From time to time there is a need to plug a borehole, e.g. in the time between casing and production, for pressure testing and inspection, when a plug is used for delineation/separation of different well fluids such as oil, condensate, gas or water or when the fluid flow from the borehole no longer contains a sufficient concentration of hydrocarbons.

US 2,399,466 (Steward) shows a plug which, by means of an electric motor and a reduction gear in a setting tool, rotates a nut around a screw element, whereby the plug is pulled together axially along its main axis and pushes an elastic sealing element and metallic gripping elements, also called anchors or tie, radially against a surrounding pipe or casing with sufficient force to seal the borehole. The setting weight tool can then be pulled out of the borehole, and possibly brought back in to remove the plug later. This is done by rotating the nut in the opposite direction of the rotation that was used when inserting.

US 5,492,173 (Kilgore et al.) shows a similar plug where a setting tool with a motor rotates a shaft in a nut whereby a gasket is expanded. This patent also shows the use of a battery pack to power the motor.
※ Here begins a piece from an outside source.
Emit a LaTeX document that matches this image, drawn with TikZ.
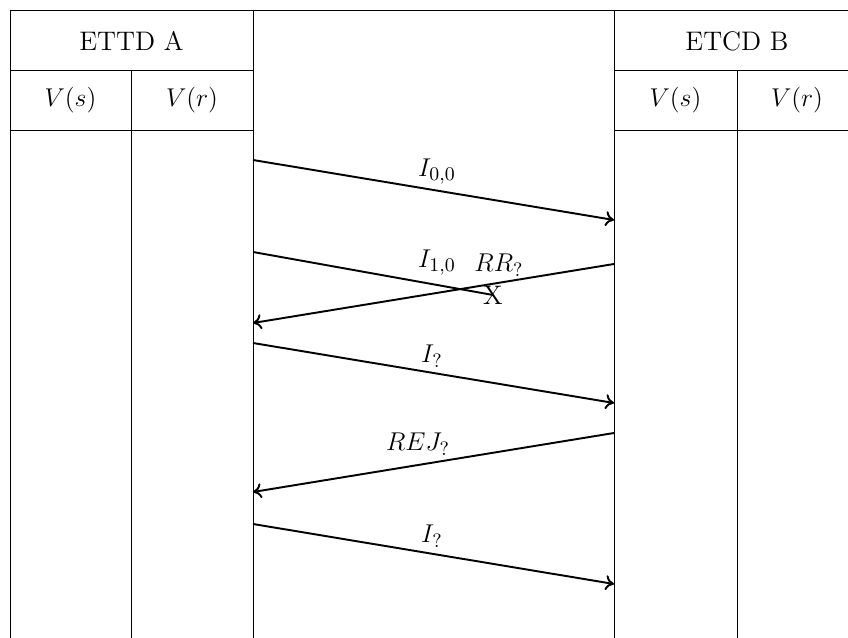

GB 2 044 825 (Baker) describes problems with the use of tight plugs such as the plugs above, and the need to be able to shut off the flow in a production pipe temporarily while the pipe string above the plug is replaced, and then be able to open flow again. This task is solved by a well plug with a continuous straight channel where a ball valve is placed, and a seal that seals the annulus between the inner flow pipe and the surrounding casing. The seal has radially movable sealing elements and metallic gripping elements as described above. The ball valve can be opened and closed using the pipe string it is attached to, opening and closing for flow through the inner tube while closing for flow through the annulus. Thereby, the plug can, for example, shut off an injection zone while the inner pipe string above the plug is replaced, and then open for fluid flow in the inner pipe when the pipe string above the plug is replaced.

US 4,967,844 (Brooks et al.) describes a system for installing and setting a production packing with a ball valve in a liner. The production seal is of the above type with a flexible sealing element and metallic gripping anchors. The ball valve opens and closes for fluid flow through an inner tube. The plug is attached to the end of the inner tube. Setting and releasing the packing element occurs independently of the opening and closing of the ball valve, Both parts occur by combinations of pushing, pulling and rotation of the string in which the plug is attached. This plug also has an emergency removal device that is activated when an internal element is pulled upwards while the plug is held firmly in the casing until a shear ring is broken, and the radial force against the casing wall is thereby removed.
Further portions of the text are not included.